En cambio –continuó ya más compuesto– mis sentimientos patrióticos sólo son para este país y en ningún otro lugar estaría mejor que aquí. Fíjate que tu Bisabuelo, el primer Siegnagel que vino a América, lo hizo en 1860 a pedido del Gobierno para trabajar en la fabricación de explosivos, ya que él estaba reputado como Químico de prestigio. ¡En más de un siglo, mi buen Arturo, los Siegnagel se han hecho más argentinos que el mate!
Cuando papá hizo referencia al sufrimiento que había experimentado por permanecer lejos de su familia y del solar natal, mi madre se acercó y comenzó a mecerle tiernamente los cabellos mientras vertía amorosos reproches.
En tanto que los viejos se hacían arrumacos, Yo sentía arder las mejillas; estaba como alelado, viendo a la imaginación desbocada ya, trazar las más audaces hipótesis.
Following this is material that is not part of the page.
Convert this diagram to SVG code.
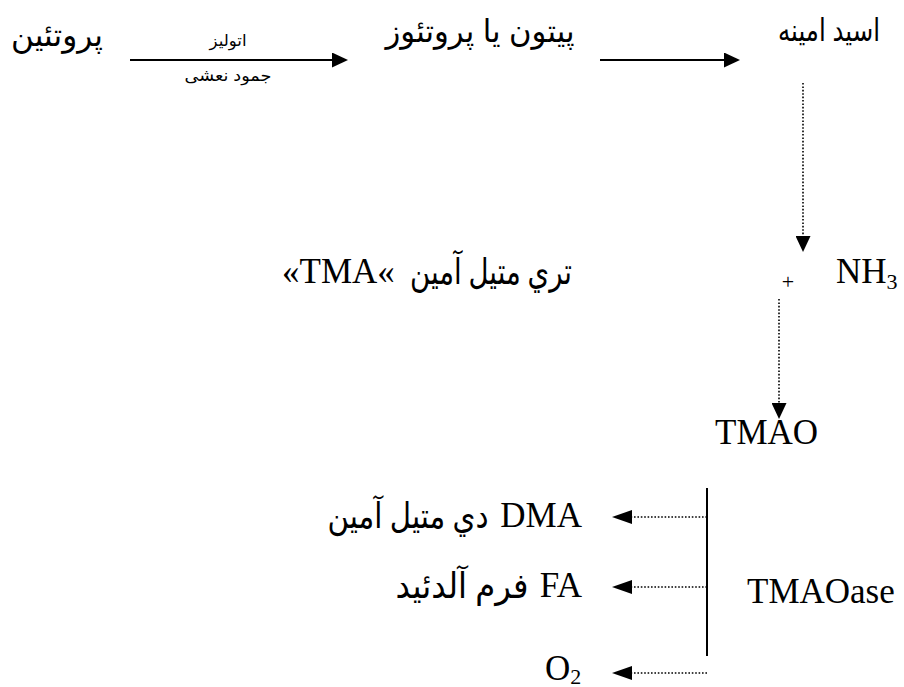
<svg xmlns="http://www.w3.org/2000/svg" width="904" height="687" viewBox="0 0 904 687">
<style>
.ar{font-family:"Liberation Sans","DejaVu Sans",sans-serif;fill:#000;direction:rtl}
.ars{font-family:"Liberation Serif","DejaVu Sans",serif;fill:#000;direction:rtl}
.lat{font-family:"Liberation Serif","Times New Roman",serif;fill:#000;font-size:35px}
.solid{stroke:#000;stroke-width:2;fill:none}
.dot{stroke:#000;stroke-width:1.6;stroke-dasharray:1.6 1.8;fill:none}
</style>
<defs>
<marker id="ah" markerUnits="userSpaceOnUse" viewBox="0 0 16 15" markerWidth="16" markerHeight="15" refX="0" refY="7.5" orient="auto">
<path d="M0,0 L16,7.5 L0,15 z" fill="#000"/>
</marker>
<marker id="ahl" markerUnits="userSpaceOnUse" viewBox="0 0 20 14" markerWidth="20" markerHeight="14" refX="0" refY="7" orient="auto">
<path d="M0,0 L20,7 L0,14 z" fill="#000"/>
</marker>
</defs>
<rect width="904" height="687" fill="#fff"/>
<g id="connectors">
<line class="solid" x1="130" y1="60" x2="332" y2="60" marker-end="url(#ah)"/>
<line class="solid" x1="600" y1="60" x2="724" y2="60" marker-end="url(#ah)"/>
<line class="dot" x1="803" y1="83" x2="803" y2="236" marker-end="url(#ah)"/>
<line class="dot" x1="779" y1="299" x2="779" y2="403" marker-end="url(#ah)"/>
<line class="solid" x1="707" y1="488" x2="707" y2="656"/>
<line class="dot" x1="707" y1="517" x2="632" y2="517" marker-end="url(#ahl)"/>
<line class="dot" x1="707" y1="587" x2="632" y2="587" marker-end="url(#ahl)"/>
<line class="dot" x1="707" y1="673" x2="632" y2="673" marker-end="url(#ahl)"/>
</g>
<g id="protein"><text class="ar" x="57" y="46" font-size="32" text-anchor="middle" textLength="92" lengthAdjust="spacingAndGlyphs">پروتئين</text></g>
<g id="label-autolysis"><text class="ar" x="228" y="46" font-size="16" text-anchor="middle" textLength="37" lengthAdjust="spacingAndGlyphs">اتوليز</text></g>
<g id="label-rigor"><text class="ar" x="228" y="81" font-size="16" text-anchor="middle" textLength="87" lengthAdjust="spacingAndGlyphs">جمود نعشی</text></g>
<g id="peptone"><text class="ar" x="480" y="42" font-size="32" text-anchor="middle" textLength="189" lengthAdjust="spacingAndGlyphs">پيتون يا پروتئوز</text></g>
<g id="amino"><text class="ar" x="829" y="41" font-size="31" text-anchor="middle" textLength="102" lengthAdjust="spacingAndGlyphs">اسيد امينه</text></g>
<g id="tma">
<text class="ars" x="491" y="284" font-size="36" text-anchor="middle" textLength="162" lengthAdjust="spacingAndGlyphs">تري متيل آمين</text>
<text class="lat" x="282" y="283" style="direction:ltr">«TMA«</text>
</g>
<g id="nh3">
<text x="788" y="289" font-family="Liberation Serif,serif" font-size="22" text-anchor="middle">+</text>
<text class="lat" x="836" y="283">NH<tspan font-size="22" dy="6">3</tspan></text>
</g>
<g id="tmao"><text class="lat" x="715" y="444">TMAO</text></g>
<g id="tmaoase"><text class="lat" x="747" y="603">TMAOase</text></g>
<g id="dma">
<text class="ars" x="408" y="528" font-size="35" text-anchor="middle" textLength="161" lengthAdjust="spacingAndGlyphs">دي متيل آمين</text>
<text class="lat" x="582" y="527" text-anchor="end">DMA</text>
</g>
<g id="fa">
<text class="ars" x="462" y="598" font-size="35" text-anchor="middle" textLength="133" lengthAdjust="spacingAndGlyphs">فرم آلدئيد</text>
<text class="lat" x="582" y="597" text-anchor="end">FA</text>
</g>
<g id="o2"><text class="lat" x="545" y="680">O<tspan font-size="22" dy="4">2</tspan></text></g>
</svg>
La afirmación que hacía Belicena Villca en su carta sobre la misión familiar de “trabajar alquimísticamente el azúcar”, se veía confirmada en principio por el relato de mi padre. Era una indudable realidad, el que los Von Sübermann fueron productores de azúcar desde tiempos inmemoriales, pero ¿cómo lo había sabido ella?
Pobre de mí; ni soñaba que esta confirmación del acierto de Belicena era sólo la primera de las muchas situaciones que, en el futuro, me demostrarían hasta qué punto lo absurdo y lo real estaban compenetrados en torno a ella. Ting, Ting, el sonido del triángulo, que tocaba la criada india llamando a cenar, me sacó de tan grises pensamientos.
Esa noche fui sorprendido gratamente por una parva de humitas deliciosas; ese plato constituye, desde mi niñez, el más preciado manjar; así que gratificado emotiva y gastronómicamente por mi familia, pronto me tranquilicé y hasta logré olvidar, por momentos, el obsesionante asunto de Belicena Villca.